US not looking for permanent military presence in Africa
The US does not intend to have a permanent military presence in Africa to resolve the continent`s conflicts, but is committed to help its partners confront transnational threats, a top Obama administration official has said.
Washington: The US does not intend to have a permanent military presence in Africa to resolve the continent`s conflicts, but is committed to help its partners confront transnational threats, a top Obama administration official has said.
"Contrary to some claims, the US is not looking to militarize Africa or maintain a permanent military presence," National Security Adviser Susan Rice said at the US Institute for Peace yesterday.
"But we are committed to helping our partners confront transnational threats to our shared security," she said.
"I say this as the person who got the 4 am phone call 16 years ago when al-Qaeda bombed our embassies in Kenya and Tanzania."
Rice made the comments just days before almost all of Africa`s leaders descend on Washington for an unprecedented summit.
She said al-Qaeda controls parts of Mali, militant Islamist group Boko Haram bombs markets and kidnap young girls, and another extremist group al-Shabaab terrorized a mall in Nairobi.
"That is why we are stepping up our efforts to train peacekeepers who are professional and effective forces who can secure the region, and by extension the global community, against terrorist threats, and against threats that derive from conflict," Rice said.
For example, the African Union Mission in Somalia has weakened al-Shabaab and created the conditions for Somalia`s nascent government to operate.
"We are also supporting African Union forces working to root out the Lord`s Resistance Army in Uganda and Central Africa.
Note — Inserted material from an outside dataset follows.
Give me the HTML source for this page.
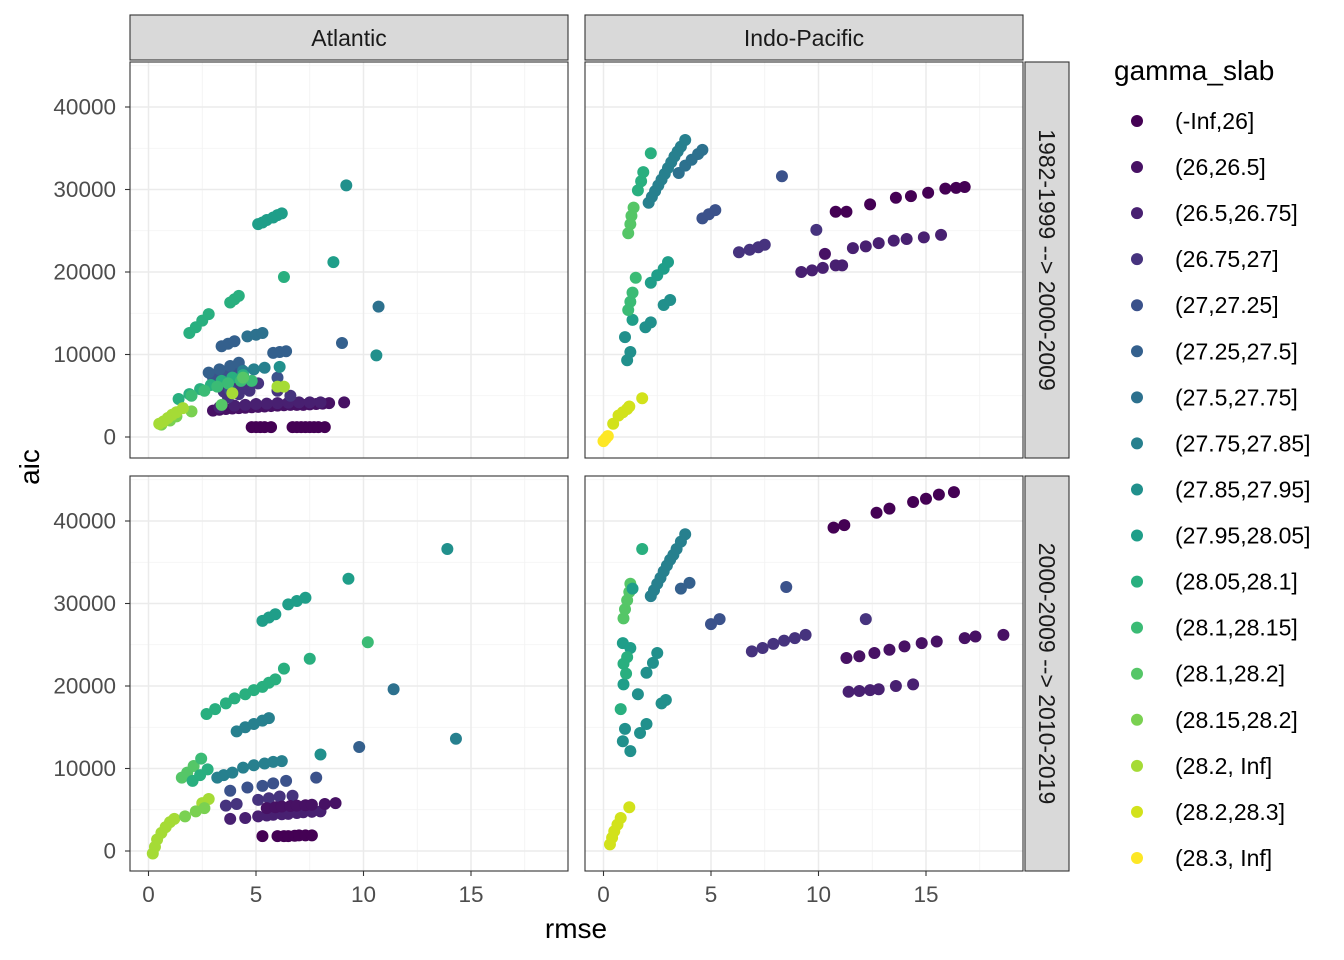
<!DOCTYPE html>
<html><head><meta charset="utf-8"><style>
body{margin:0;background:#fff;}
svg{display:block;font-family:"Liberation Sans",sans-serif;}
</style></head><body>
<svg id="chart" width="1344" height="960" xmlns="http://www.w3.org/2000/svg"></svg>
<script>
// ---- data: [rmse, aic (thousands), level index] ----
const levels = ["(-Inf,26]","(26,26.5]","(26.5,26.75]","(26.75,27]","(27,27.25]","(27.25,27.5]","(27.5,27.75]","(27.75,27.85]","(27.85,27.95]","(27.95,28.05]","(28.05,28.1]","(28.1,28.15]","(28.1,28.2]","(28.15,28.2]","(28.2, Inf]","(28.2,28.3]","(28.3, Inf]"];
const colors = ["#440154","#471164","#482071","#46337E","#3B528B","#34608D","#2D718E","#27808E","#21908C","#1F9E89","#29AF7F","#3BBB75","#55C667","#7AD151","#A5DB36","#D2E21B","#FDE725"];
const xTicks = [0,5,10,15];
const yTicks = [0,10000,20000,30000,40000];
const colLabels = ["Atlantic","Indo-Pacific"];
const rowLabels = ["1982-1999 --> 2000-2009","2000-2009 --> 2010-2019"];

const atlanticP1 = [
[4.8,1.2,0],[5.0,1.2,0],[5.2,1.2,0],[5.4,1.2,0],[5.7,1.2,0],[6.7,1.2,0],[6.9,1.2,0],[7.1,1.2,0],[7.3,1.2,0],[7.5,1.2,0],[7.7,1.2,0],[7.9,1.2,0],[8.2,1.2,0],
[3.0,3.2,1],[3.3,3.3,1],[3.6,3.4,1],[3.9,3.45,1],[4.2,3.5,1],[4.5,3.55,1],[4.8,3.6,1],[5.1,3.65,1],[5.4,3.7,1],[5.7,3.75,1],[6.0,3.8,1],[6.3,3.85,1],[6.6,3.9,1],[6.9,3.9,1],[7.2,3.9,1],[7.5,3.95,1],[7.8,4.0,1],[8.1,4.05,1],[8.4,4.1,1],[9.1,4.2,1],
[4.0,3.8,2],[4.5,3.9,2],[5.0,4.0,2],[5.5,4.05,2],[6.0,4.1,2],[6.5,4.15,2],[7.0,4.2,2],[7.5,4.2,2],[8.0,4.2,2],[3.3,3.6,2],
[3.7,4.8,3],[4.2,5.2,3],[4.7,5.6,3],[3.5,5.5,3],[4.0,6.0,3],[4.5,6.3,3],[5.1,6.5,3],[6.0,5.6,3],[6.6,5.0,3],
[3.0,7.2,4],[3.5,7.5,4],[4.0,7.9,4],[4.3,8.2,4],[3.8,5.7,4],[6.0,7.2,4],
[2.8,7.8,5],[3.3,8.2,5],[3.8,8.6,5],[4.2,9.0,5],[3.4,11.0,5],[3.7,11.3,5],[4.0,11.6,5],[5.8,10.2,5],[6.1,10.3,5],[6.4,10.4,5],[9.0,11.4,5],
[4.6,12.2,6],[5.0,12.4,6],[5.3,12.6,6],[10.7,15.8,6],
[4.4,8.0,7],[4.9,8.2,7],[5.4,8.4,7],
[6.1,8.5,8],[10.6,9.9,8],[9.2,30.5,8],
[5.1,25.8,9],[5.3,26.0,9],[5.5,26.3,9],[5.8,26.6,9],[6.0,26.9,9],[6.2,27.1,9],[8.6,21.2,9],
[1.9,12.6,10],[2.2,13.3,10],[2.5,14.1,10],[2.8,14.9,10],[3.8,16.3,10],[4.0,16.7,10],[4.2,17.1,10],[6.3,19.4,10],
[1.4,4.6,10],[1.9,5.2,10],[2.4,5.8,10],[2.9,6.3,10],[3.4,6.8,10],[3.9,7.2,10],[4.4,7.5,10],
[2.0,5.0,11],[2.6,5.6,11],[3.2,6.1,11],[3.7,6.5,11],[4.3,6.8,11],[4.8,6.8,11],
[4.4,7.2,12],[3.4,3.9,12],[2.0,3.1,13],
[0.6,1.5,13],[1.0,2.0,13],[1.3,2.5,13],
[0.5,1.6,14],[0.7,1.9,14],[0.9,2.3,14],[1.1,2.7,14],[1.3,3.0,14],[1.6,3.5,14],[3.9,5.3,14],[6.0,6.1,14],[6.3,6.1,14]
];
const indoP1 = [
[0.0,-0.5,16],[0.1,-0.2,16],[0.2,0.1,16],
[0.45,1.6,15],[0.7,2.6,15],[0.9,3.0,15],[1.1,3.4,15],[1.2,3.7,15],[1.8,4.7,15],
[1.1,9.3,8],[1.25,10.3,8],[1.0,12.1,8],[1.35,14.2,9],[1.95,13.3,8],[2.2,13.9,8],[2.8,16.0,8],[3.1,16.6,8],
[1.15,15.4,11],[1.25,16.4,11],[1.35,17.5,11],[1.5,19.3,11],
[2.2,18.7,9],[2.5,19.6,9],[2.8,20.4,9],[3.0,21.2,9],
[1.15,24.7,12],[1.25,25.8,12],[1.3,26.8,12],[1.4,27.8,12],
[1.6,29.9,10],[1.75,31.0,10],[1.85,32.1,10],[2.2,34.4,10],
[2.1,28.4,7],[2.25,29.1,7],[2.4,29.8,7],[2.55,30.5,7],[2.7,31.2,7],[2.85,31.9,7],[3.0,32.6,7],[3.15,33.3,7],[3.3,34.0,7],[3.45,34.6,7],[3.6,35.2,7],[3.8,36.0,7],
[3.5,32.0,6],[3.8,32.9,6],[4.1,33.6,6],[4.4,34.3,6],[4.6,34.8,6],
[4.6,26.5,4],[4.9,27.0,4],[5.2,27.5,4],[8.3,31.6,4],
[6.3,22.4,3],[6.8,22.7,3],[7.2,23.0,3],[7.5,23.3,3],[9.9,25.1,3],
[9.2,20.0,2],[9.7,20.2,2],[10.2,20.5,2],[10.8,20.8,2],[11.1,20.8,2],[11.6,22.9,2],[12.2,23.1,2],[12.8,23.5,2],[13.5,23.8,2],[14.1,24.0,2],[14.9,24.2,2],[15.7,24.5,2],
[10.3,22.2,1],
[10.8,27.3,0],[11.3,27.3,0],[12.4,28.2,0],[13.6,29.0,0],[14.3,29.2,0],[15.1,29.6,0],[15.9,30.1,0],[16.4,30.2,0],[16.8,30.3,0]
];
const atlanticP2 = [
[0.2,-0.3,14],[0.3,0.5,14],[0.4,1.4,14],[0.6,2.2,14],[0.8,2.9,14],[1.0,3.5,14],[1.2,3.9,14],[2.5,5.8,14],[2.8,6.3,14],
[1.7,4.2,13],[2.2,4.8,13],[2.6,5.2,13],
[1.55,8.9,12],[1.8,9.5,12],[2.1,10.3,12],[2.45,11.2,11],
[2.05,8.5,10],[2.4,9.2,10],[2.75,9.9,10],
[3.2,8.9,7],[3.5,9.2,7],[3.9,9.5,7],[4.4,10.1,7],[4.9,10.4,7],[5.4,10.6,7],[5.8,10.8,7],[6.2,10.9,7],[8.0,11.7,8],
[9.8,12.6,5],
[3.8,7.3,4],[4.6,7.7,4],[5.3,7.9,4],[5.8,8.2,4],[6.4,8.5,4],[7.8,8.9,4],
[3.6,5.5,3],[4.1,5.7,3],[5.1,6.2,3],[5.6,6.4,3],[6.1,6.6,3],[6.7,6.7,3],
[3.8,3.9,2],[4.5,4.0,2],[5.1,4.2,2],[5.5,4.3,2],[5.8,4.4,2],[6.2,4.45,2],[6.5,4.5,2],[6.9,4.6,2],[7.2,4.7,2],[7.6,4.75,2],[8.0,4.8,2],
[5.5,5.2,1],[5.9,5.3,1],[6.2,5.4,1],[6.6,5.45,1],[6.9,5.5,1],[7.3,5.55,1],[7.6,5.6,1],[8.2,5.7,1],[8.7,5.8,1],
[5.3,1.8,0],[6.0,1.8,0],[6.3,1.8,0],[6.5,1.8,0],[6.8,1.85,0],[7.0,1.9,0],[7.3,1.9,0],[7.6,1.9,0],
[2.7,16.6,10],[3.1,17.2,10],[3.6,17.9,10],[4.0,18.5,10],[4.5,19.0,10],[4.9,19.5,10],[5.3,19.9,10],[5.6,20.4,10],[5.9,20.8,10],[6.3,22.1,10],[7.5,23.3,10],
[4.1,14.5,7],[4.5,15.0,7],[4.9,15.4,7],[5.3,15.8,7],[5.6,16.1,7],
[5.3,27.9,9],[5.6,28.3,9],[5.9,28.7,9],[6.5,29.9,9],[6.9,30.3,9],[7.3,30.7,9],[9.3,33.0,9],
[10.2,25.3,11],[11.4,19.6,6],[13.9,36.6,8],[14.3,13.6,7]
];
const indoP2 = [
[0.3,0.8,15],[0.4,1.6,15],[0.5,2.4,15],[0.65,3.2,15],[0.8,4.0,15],[1.2,5.3,15],
[1.25,12.1,8],[0.9,13.3,8],[1.0,14.8,8],[1.7,14.3,8],[2.0,15.4,8],[1.6,19.0,8],[2.7,17.9,8],[2.9,18.3,8],[2.0,21.6,8],[2.3,22.8,8],[2.5,24.0,8],
[0.8,17.2,10],[0.93,20.2,9],[0.9,25.2,9],[1.25,24.6,9],[0.93,22.7,10],[1.1,23.5,10],[1.05,21.5,10],
[0.93,28.2,12],[1.0,29.3,12],[1.1,30.4,12],[1.2,31.4,12],[1.25,32.4,12],[1.35,31.8,9],
[1.8,36.6,10],
[2.2,30.9,7],[2.35,31.6,7],[2.5,32.4,7],[2.65,33.1,7],[2.8,33.9,7],[2.95,34.6,7],[3.1,35.3,7],[3.25,35.9,7],[3.4,36.6,7],[3.6,37.5,7],[3.8,38.4,7],
[3.6,31.8,5],[4.0,32.5,5],
[5.0,27.5,4],[5.4,28.1,4],[8.5,32.0,4],
[6.9,24.2,3],[7.4,24.6,3],[7.9,25.1,3],[8.4,25.5,3],[8.9,25.8,3],[9.4,26.2,3],[12.2,28.1,3],
[11.4,19.3,2],[11.9,19.4,2],[12.4,19.5,2],[12.8,19.6,2],[13.6,20.0,2],[14.4,20.2,2],
[11.3,23.4,1],[11.9,23.6,1],[12.6,24.0,1],[13.3,24.4,1],[14.0,24.8,1],[14.8,25.2,1],[15.5,25.4,1],[16.8,25.8,1],[17.3,26.0,1],[18.6,26.2,1],
[10.7,39.2,0],[11.2,39.5,0],[12.7,41.0,0],[13.3,41.5,0],[14.4,42.3,0],[15.0,42.7,0],[15.6,43.2,0],[16.3,43.5,0]
];

const NS="http://www.w3.org/2000/svg";
const svg=document.getElementById('chart');
function mk(tag,attrs,parent){const e=document.createElementNS(NS,tag);for(const k in attrs)e.setAttribute(k,attrs[k]);(parent||svg).appendChild(e);return e;}

const panels=[
 {x0:130,y0:62,h:396,data:atlanticP1,name:'atlantic-1982'},
 {x0:585,y0:62,h:396,data:indoP1,name:'indo-pacific-1982'},
 {x0:130,y0:476,h:395,data:atlanticP2,name:'atlantic-2000'},
 {x0:585,y0:476,h:395,data:indoP2,name:'indo-pacific-2000'}
];
const W=438;
function xs(p,v){return p.x0+18.5+v*21.5;}
function ys(p,v){return p.y0+375-v*8.25;}

panels.forEach((p,pi)=>{
 const g=mk('g',{});
 
 
 mk('rect',{x:p.x0,y:p.y0,width:W,height:p.h,fill:'#fff'},g);
 [2.5,7.5,12.5,17.5].forEach(v=>{const x=xs(p,v);mk('line',{x1:x,x2:x,y1:p.y0,y2:p.y0+p.h,stroke:'#F2F2F2','stroke-width':0.8},g);});
 [5,15,25,35,45].forEach(v=>{const y=ys(p,v);if(y>p.y0)mk('line',{x1:p.x0,x2:p.x0+W,y1:y,y2:y,stroke:'#F2F2F2','stroke-width':0.8},g);});
 xTicks.forEach(v=>{const x=xs(p,v);mk('line',{x1:x,x2:x,y1:p.y0,y2:p.y0+p.h,stroke:'#EBEBEB','stroke-width':1.5},g);});
 yTicks.forEach(v=>{const y=ys(p,v/1000);mk('line',{x1:p.x0,x2:p.x0+W,y1:y,y2:y,stroke:'#EBEBEB','stroke-width':1.5},g);});
 p.data.forEach(d=>{
  const c=mk('circle',{cx:xs(p,d[0]),cy:ys(p,d[1]),r:6,fill:colors[d[2]]},g);
  
  
 });
 mk('rect',{x:p.x0,y:p.y0,width:W,height:p.h,fill:'none',stroke:'#333','stroke-width':1.1},g);
 if(pi%2===0){
  yTicks.forEach(v=>{const y=ys(p,v/1000);
   mk('line',{x1:p.x0-5,x2:p.x0,y1:y,y2:y,stroke:'#333','stroke-width':1.1});
   const t=mk('text',{x:p.x0-14,y:y+7.5,'text-anchor':'end','font-size':22.5,fill:'#4D4D4D'});t.textContent=String(v);
   
  });
 }
 if(pi>=2){
  xTicks.forEach(v=>{const x=xs(p,v);
   mk('line',{x1:x,x2:x,y1:p.y0+p.h,y2:p.y0+p.h+5,stroke:'#333','stroke-width':1.1});
   const t=mk('text',{x:x,y:p.y0+p.h+31,'text-anchor':'middle','font-size':22.5,fill:'#4D4D4D'});t.textContent=String(v);
   
  });
 }
});
colLabels.forEach((l,i)=>{
 const x0=[130,585][i];
 const s=mk('rect',{x:x0,y:15,width:W,height:45,fill:'#D9D9D9',stroke:'#333','stroke-width':1.1});
 
 const t=mk('text',{x:x0+W/2,y:46,'text-anchor':'middle','font-size':23,fill:'#1A1A1A'});t.textContent=l;
 
});
rowLabels.forEach((l,i)=>{
 const y0=[62,476][i],h=[396,395][i];
 const s=mk('rect',{x:1025,y:y0,width:44,height:h,fill:'#D9D9D9',stroke:'#333','stroke-width':1.1});
 
 const cy=y0+h/2;
 const t=mk('text',{x:1039,y:cy,'text-anchor':'middle','font-size':23,fill:'#1A1A1A',transform:`rotate(90 1039 ${cy})`});t.textContent=l;
 
});
let t=mk('text',{x:576,y:938,'text-anchor':'middle','font-size':28,fill:'#000'});t.textContent='rmse';

t=mk('text',{x:39,y:467,'text-anchor':'middle','font-size':28,fill:'#000',transform:'rotate(-90 39 467)'});t.textContent='aic';

t=mk('text',{x:1114,y:80,'font-size':28,fill:'#000'});t.textContent='gamma_slab';

levels.forEach((l,i)=>{
 const y=121+i*46.06;
 const g=mk('g',{});
 
 mk('circle',{cx:1137,cy:y,r:6,fill:colors[i]},g);
 const tt=mk('text',{x:1175,y:y+8,'font-size':23,fill:'#000'},g);tt.textContent=l;
});
</script>
</body></html>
"Between 2010 and 2013, our cooperation has brought about a 75 per cent drop in the number of deaths caused by the LRA and a 50 per cent drop in abductions," Rice said.
After President Barack Obama took office, the US has contributed close to USD9 billion to UN peacekeeping operations in Africa, she said adding that since 2005, the US has trained almost a quarter of a million peacekeepers from 25 different African countries.
Rice said people need to feel safe in their homes, confident that they won`t be targeted or victimized by a corrupt systems.
"And that`s why we are also partnering with African courts and legal systems and police departments to strengthen the rule of law and ensure justice is available for all," she said.